Traditional Japanese fable

Shita-kiri Suzume (舌切り雀, shita-kiri suzume), translated literally into "Tongue-Cut Sparrow", is a traditional Japanese fable telling of a kind old man, his avaricious wife and an injured sparrow. The story explores the effects of greed, friendship and jealousy on the characters.

Andrew Lang included it as The Sparrow with the Slit Tongue in The Pink Fairy Book.

The basic form of the tale is common throughout the world.

==Plot==
Once upon a time there lived a poor old woodcutter with his wife, who earned their living by cutting wood and fishing. The old man was honest and kind but his wife was arrogant and greedy. One morning, the old man went into the mountains to cut timber and saw an injured sparrow crying out for help. Feeling sorry for the bird, the man took it back to his home and fed it some rice to try to help it recover. His wife, being very greedy and rude, was annoyed that he would waste precious food on such a small and insignificant little thing as a sparrow. The old man, however, continued caring for the bird.

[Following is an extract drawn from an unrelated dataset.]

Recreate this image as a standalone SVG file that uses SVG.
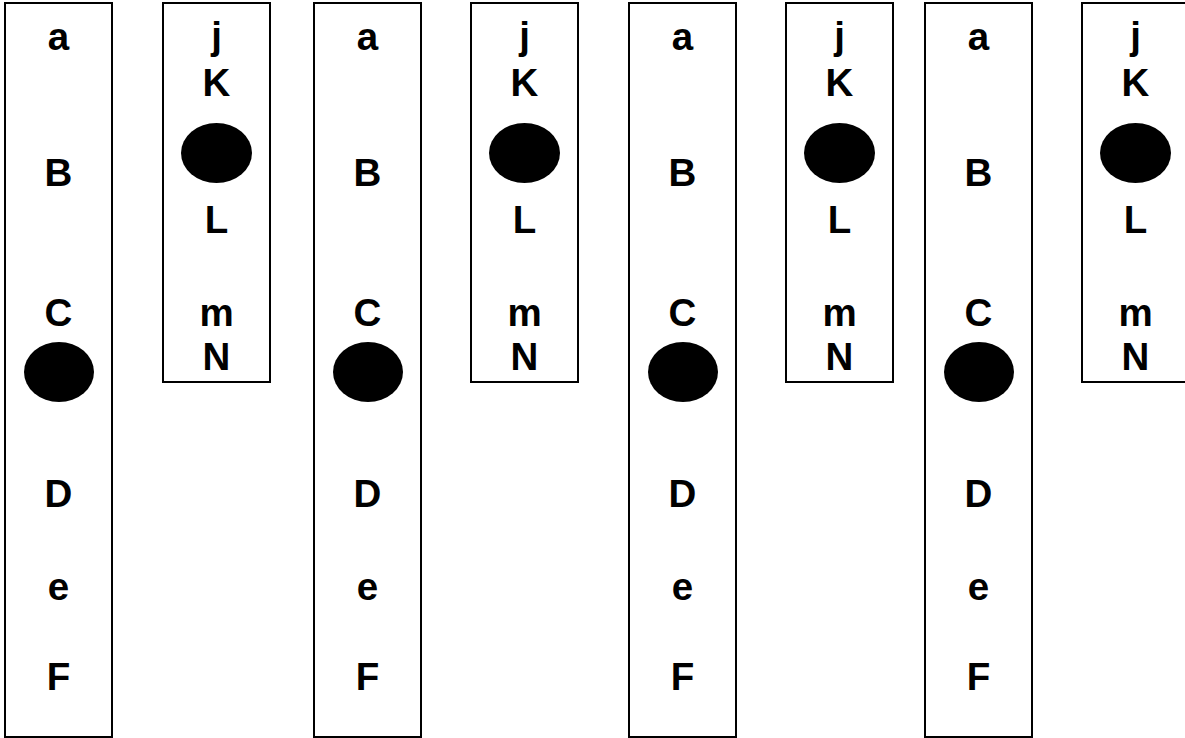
<svg xmlns="http://www.w3.org/2000/svg" width="1185" height="738" viewBox="0 0 1185 738">
<style>
.box{fill:#fff;stroke:#000;stroke-width:2}
.dot{fill:#000}
text{font-family:"Liberation Sans",Arial,sans-serif;font-weight:bold;font-size:38.5px;fill:#000;text-anchor:middle}
</style>
<rect width="1185" height="738" fill="#fff"/>
<g id="tall1" transform="translate(5,0)">
<rect class="box" x="0" y="3" width="107" height="734"/>
<text x="53.5" y="50">a</text><text x="53.5" y="186">B</text><text x="53.5" y="326">C</text>
<ellipse class="dot" cx="54" cy="372" rx="35" ry="30"/>
<text x="53.5" y="507">D</text><text x="53.5" y="600">e</text><text x="53.5" y="690">F</text>
</g>
<g id="short1" transform="translate(163,0)">
<rect class="box" x="0" y="3" width="107" height="379"/>
<text x="53.5" y="49">j</text><text x="53.5" y="96">K</text>
<ellipse class="dot" cx="53.5" cy="153" rx="35.5" ry="30"/>
<text x="53.5" y="233">L</text><text x="53.5" y="326">m</text><text x="53.5" y="370">N</text>
</g>
<g id="tall2" transform="translate(314,0)">
<rect class="box" x="0" y="3" width="107" height="734"/>
<text x="53.5" y="50">a</text><text x="53.5" y="186">B</text><text x="53.5" y="326">C</text>
<ellipse class="dot" cx="54" cy="372" rx="35" ry="30"/>
<text x="53.5" y="507">D</text><text x="53.5" y="600">e</text><text x="53.5" y="690">F</text>
</g>
<g id="short2" transform="translate(471,0)">
<rect class="box" x="0" y="3" width="107" height="379"/>
<text x="53.5" y="49">j</text><text x="53.5" y="96">K</text>
<ellipse class="dot" cx="53.5" cy="153" rx="35.5" ry="30"/>
<text x="53.5" y="233">L</text><text x="53.5" y="326">m</text><text x="53.5" y="370">N</text>
</g>
<g id="tall3" transform="translate(629,0)">
<rect class="box" x="0" y="3" width="107" height="734"/>
<text x="53.5" y="50">a</text><text x="53.5" y="186">B</text><text x="53.5" y="326">C</text>
<ellipse class="dot" cx="54" cy="372" rx="35" ry="30"/>
<text x="53.5" y="507">D</text><text x="53.5" y="600">e</text><text x="53.5" y="690">F</text>
</g>
<g id="short3" transform="translate(786,0)">
<rect class="box" x="0" y="3" width="107" height="379"/>
<text x="53.5" y="49">j</text><text x="53.5" y="96">K</text>
<ellipse class="dot" cx="53.5" cy="153" rx="35.5" ry="30"/>
<text x="53.5" y="233">L</text><text x="53.5" y="326">m</text><text x="53.5" y="370">N</text>
</g>
<g id="tall4" transform="translate(925,0)">
<rect class="box" x="0" y="3" width="107" height="734"/>
<text x="53.5" y="50">a</text><text x="53.5" y="186">B</text><text x="53.5" y="326">C</text>
<ellipse class="dot" cx="54" cy="372" rx="35" ry="30"/>
<text x="53.5" y="507">D</text><text x="53.5" y="600">e</text><text x="53.5" y="690">F</text>
</g>
<g id="short4" transform="translate(1082,0)">
<rect class="box" x="0" y="3" width="107" height="379"/>
<text x="53.5" y="49">j</text><text x="53.5" y="96">K</text>
<ellipse class="dot" cx="53.5" cy="153" rx="35.5" ry="30"/>
<text x="53.5" y="233">L</text><text x="53.5" y="326">m</text><text x="53.5" y="370">N</text>
</g>
<g id="connectors"/>
</svg>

The man had to return to the mountains one day and left the bird in the care of the old woman, who had no intention of feeding it. After her husband left, she went out fishing. While she was gone, the sparrow got into some starch that was left out and eventually ate all of it. The old woman was so angry upon her return that she cut out the bird's tongue and sent it flying back into the mountains from where it came.

The old man went searching for the bird and, with the help of other sparrows, found his way into a bamboo grove in which the sparrow's inn was located. A multitude of sparrows greeted him and led him to his friend, the little sparrow he saved. The others brought him food and sang and danced for him.

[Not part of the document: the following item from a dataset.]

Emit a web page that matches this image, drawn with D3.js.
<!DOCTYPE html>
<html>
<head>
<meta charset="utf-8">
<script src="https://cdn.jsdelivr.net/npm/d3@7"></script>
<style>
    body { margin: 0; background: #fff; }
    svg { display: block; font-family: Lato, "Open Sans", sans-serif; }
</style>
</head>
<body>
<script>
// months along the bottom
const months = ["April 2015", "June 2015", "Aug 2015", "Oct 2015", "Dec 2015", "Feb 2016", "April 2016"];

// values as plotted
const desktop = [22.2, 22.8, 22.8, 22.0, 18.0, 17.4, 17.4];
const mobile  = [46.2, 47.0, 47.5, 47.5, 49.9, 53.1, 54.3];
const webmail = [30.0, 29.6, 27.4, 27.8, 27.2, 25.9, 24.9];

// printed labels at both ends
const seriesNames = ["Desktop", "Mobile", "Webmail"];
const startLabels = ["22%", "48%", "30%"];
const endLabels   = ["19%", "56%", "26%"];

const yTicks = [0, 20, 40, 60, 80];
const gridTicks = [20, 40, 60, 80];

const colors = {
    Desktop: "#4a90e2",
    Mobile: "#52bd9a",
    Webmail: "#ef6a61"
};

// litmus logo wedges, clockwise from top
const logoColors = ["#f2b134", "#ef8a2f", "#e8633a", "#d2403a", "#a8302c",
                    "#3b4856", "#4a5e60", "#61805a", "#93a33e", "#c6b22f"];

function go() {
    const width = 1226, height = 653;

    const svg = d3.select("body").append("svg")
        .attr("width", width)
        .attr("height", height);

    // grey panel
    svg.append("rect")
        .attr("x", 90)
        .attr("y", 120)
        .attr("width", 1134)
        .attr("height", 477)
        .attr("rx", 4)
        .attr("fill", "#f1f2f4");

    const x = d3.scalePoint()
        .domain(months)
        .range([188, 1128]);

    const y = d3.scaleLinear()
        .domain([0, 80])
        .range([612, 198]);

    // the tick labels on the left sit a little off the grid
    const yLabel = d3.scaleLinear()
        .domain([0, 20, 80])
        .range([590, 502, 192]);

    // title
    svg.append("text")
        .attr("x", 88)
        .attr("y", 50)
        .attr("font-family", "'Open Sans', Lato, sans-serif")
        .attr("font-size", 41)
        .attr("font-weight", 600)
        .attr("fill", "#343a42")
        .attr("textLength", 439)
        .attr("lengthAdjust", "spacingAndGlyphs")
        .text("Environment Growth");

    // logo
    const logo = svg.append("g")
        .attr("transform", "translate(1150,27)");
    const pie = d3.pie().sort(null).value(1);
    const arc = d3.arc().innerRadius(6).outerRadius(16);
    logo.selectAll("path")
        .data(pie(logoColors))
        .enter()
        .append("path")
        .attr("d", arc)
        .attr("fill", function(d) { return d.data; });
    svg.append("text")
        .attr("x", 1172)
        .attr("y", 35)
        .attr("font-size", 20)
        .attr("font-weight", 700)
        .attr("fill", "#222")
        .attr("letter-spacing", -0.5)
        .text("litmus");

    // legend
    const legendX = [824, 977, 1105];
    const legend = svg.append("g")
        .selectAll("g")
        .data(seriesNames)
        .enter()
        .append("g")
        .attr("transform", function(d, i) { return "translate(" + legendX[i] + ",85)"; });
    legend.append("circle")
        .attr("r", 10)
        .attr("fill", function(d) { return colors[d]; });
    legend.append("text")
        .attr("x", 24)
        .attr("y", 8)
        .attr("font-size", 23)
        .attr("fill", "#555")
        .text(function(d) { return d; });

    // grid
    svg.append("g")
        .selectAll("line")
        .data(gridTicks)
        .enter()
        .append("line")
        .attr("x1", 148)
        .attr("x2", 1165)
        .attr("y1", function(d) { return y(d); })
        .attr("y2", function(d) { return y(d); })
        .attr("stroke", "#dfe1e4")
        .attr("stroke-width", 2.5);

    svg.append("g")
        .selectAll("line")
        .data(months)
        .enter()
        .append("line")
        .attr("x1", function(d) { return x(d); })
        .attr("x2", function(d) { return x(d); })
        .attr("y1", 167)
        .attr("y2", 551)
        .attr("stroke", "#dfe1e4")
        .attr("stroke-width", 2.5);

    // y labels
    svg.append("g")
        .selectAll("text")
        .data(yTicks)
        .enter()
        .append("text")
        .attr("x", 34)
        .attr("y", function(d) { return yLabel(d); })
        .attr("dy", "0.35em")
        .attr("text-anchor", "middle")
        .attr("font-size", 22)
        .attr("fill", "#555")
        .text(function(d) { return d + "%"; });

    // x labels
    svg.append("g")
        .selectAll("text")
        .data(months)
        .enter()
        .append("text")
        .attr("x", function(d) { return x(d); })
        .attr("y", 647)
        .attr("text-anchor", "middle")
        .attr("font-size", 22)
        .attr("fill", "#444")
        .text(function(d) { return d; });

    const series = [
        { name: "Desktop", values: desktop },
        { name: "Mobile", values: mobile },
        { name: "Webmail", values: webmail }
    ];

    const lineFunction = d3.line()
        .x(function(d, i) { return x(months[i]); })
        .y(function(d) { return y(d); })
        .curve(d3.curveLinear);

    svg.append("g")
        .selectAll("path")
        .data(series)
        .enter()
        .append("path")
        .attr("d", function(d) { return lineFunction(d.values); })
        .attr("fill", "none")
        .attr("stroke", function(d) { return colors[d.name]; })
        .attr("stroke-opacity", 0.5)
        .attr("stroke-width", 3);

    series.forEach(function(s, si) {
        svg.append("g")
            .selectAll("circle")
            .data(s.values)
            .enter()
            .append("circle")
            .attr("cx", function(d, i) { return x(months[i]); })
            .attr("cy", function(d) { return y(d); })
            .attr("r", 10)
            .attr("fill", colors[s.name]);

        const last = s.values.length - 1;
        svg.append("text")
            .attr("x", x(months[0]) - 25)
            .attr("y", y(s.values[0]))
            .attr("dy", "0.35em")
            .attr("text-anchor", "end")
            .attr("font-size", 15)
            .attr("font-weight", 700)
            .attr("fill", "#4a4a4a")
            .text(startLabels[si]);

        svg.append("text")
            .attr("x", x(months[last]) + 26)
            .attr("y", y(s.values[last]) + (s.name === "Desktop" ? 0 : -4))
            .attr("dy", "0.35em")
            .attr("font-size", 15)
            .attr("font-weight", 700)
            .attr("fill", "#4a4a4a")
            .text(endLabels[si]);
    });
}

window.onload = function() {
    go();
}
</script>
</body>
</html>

Upon his departure, they presented him with a choice of a large basket or a small basket as a present. Being an older man, he chose the small basket as he supposed it would be the least heavy. When he arrived home, he opened the basket and discovered a large amount of treasure inside. The wife, learning of the existence of a larger basket, ran to the sparrow's inn in the hope of getting more treasure for herself. She chose the larger basket but was warned not to open it before getting home.

Such was her greed that the wife could not resist opening the basket before she returned to the house. To her surprise, the box was full of deadly snakes and other monsters. They startled her so much that she tumbled all the way down the mountain, presumably to her death.

===Moral===
- The purity of friendship overcomes the evil of greed and jealousy.
- Greed only leads to one's own demise.

==Variants==
The tale is classified as Aarne–Thompson type 480, "The Kind and the Unkind Girls." Others of this type include Diamonds and Toads, Mother Hulda, The Three Heads of the Well, Father Frost, The Three Little Men in the Wood, The Enchanted Wreath, The Old Witch and The Two Caskets. Literary variants include The Three Fairies and Aurore and Aimée.

According to professor Hiroko Ikeda's Index of Japanese Folktales, the tale is classified as type 480D, "The Tongue-Cut Sparrow" or Shita-kiri Suzume.

==Translations==
The story has been translated into English many times, by A. B. Mitford (1871), William Elliot Griffis (1880), David Thomson (as volume 2 of Hasegawa Takejirō's Japanese Fairy Tale Series, 1885), Yei Theodora Ozaki (1903), Teresa Peirce Williston (1904), and many others.